■ **WORK INSTRUCTIONS**: Narrow the data below down to the lines containing "code".

■ **EXTRACTED MATERIAL**:
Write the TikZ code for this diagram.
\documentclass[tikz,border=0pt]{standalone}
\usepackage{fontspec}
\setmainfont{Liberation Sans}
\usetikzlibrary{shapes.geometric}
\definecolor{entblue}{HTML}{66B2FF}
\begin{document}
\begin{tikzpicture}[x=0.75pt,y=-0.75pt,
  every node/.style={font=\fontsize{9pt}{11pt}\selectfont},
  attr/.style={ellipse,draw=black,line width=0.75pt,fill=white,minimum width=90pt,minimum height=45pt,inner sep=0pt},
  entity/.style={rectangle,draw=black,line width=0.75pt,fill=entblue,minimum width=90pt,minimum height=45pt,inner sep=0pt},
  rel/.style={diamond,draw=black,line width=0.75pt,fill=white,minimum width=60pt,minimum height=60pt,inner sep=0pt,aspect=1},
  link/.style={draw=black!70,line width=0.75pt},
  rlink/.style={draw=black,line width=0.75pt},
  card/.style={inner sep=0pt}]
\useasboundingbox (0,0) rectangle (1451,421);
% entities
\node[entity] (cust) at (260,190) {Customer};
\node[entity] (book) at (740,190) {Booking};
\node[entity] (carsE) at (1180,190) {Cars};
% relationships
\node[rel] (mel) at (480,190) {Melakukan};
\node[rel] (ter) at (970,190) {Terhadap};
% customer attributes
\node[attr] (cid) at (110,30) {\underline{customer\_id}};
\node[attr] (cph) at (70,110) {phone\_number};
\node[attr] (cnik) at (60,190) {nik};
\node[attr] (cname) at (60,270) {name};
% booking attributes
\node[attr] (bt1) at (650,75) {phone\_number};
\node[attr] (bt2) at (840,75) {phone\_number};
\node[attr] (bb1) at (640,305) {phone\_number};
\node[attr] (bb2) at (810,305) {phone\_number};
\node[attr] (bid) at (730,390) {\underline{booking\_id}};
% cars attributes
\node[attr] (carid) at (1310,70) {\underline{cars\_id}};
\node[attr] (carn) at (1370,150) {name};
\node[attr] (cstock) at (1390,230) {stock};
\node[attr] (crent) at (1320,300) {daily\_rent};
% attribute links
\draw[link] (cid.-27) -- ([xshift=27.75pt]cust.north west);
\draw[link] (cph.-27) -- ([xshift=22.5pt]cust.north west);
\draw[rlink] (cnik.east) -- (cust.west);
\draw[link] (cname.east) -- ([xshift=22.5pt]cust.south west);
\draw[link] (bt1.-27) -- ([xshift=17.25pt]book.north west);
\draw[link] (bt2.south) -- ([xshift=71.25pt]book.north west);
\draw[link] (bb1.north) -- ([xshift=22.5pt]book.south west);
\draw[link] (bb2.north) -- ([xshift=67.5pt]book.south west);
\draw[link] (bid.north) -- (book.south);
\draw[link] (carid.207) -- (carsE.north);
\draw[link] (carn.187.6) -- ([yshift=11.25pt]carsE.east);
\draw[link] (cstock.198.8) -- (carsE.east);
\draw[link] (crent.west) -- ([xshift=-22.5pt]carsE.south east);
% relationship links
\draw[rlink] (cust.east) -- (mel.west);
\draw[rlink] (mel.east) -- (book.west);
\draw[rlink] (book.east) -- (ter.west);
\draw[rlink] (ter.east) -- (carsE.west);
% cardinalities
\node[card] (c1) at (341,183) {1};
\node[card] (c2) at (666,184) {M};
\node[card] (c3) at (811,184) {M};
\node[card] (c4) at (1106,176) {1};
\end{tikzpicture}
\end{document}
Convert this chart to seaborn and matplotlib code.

■ **TASK SOLUTION**:
Write the TikZ code for this diagram.
Convert this chart to seaborn and matplotlib code.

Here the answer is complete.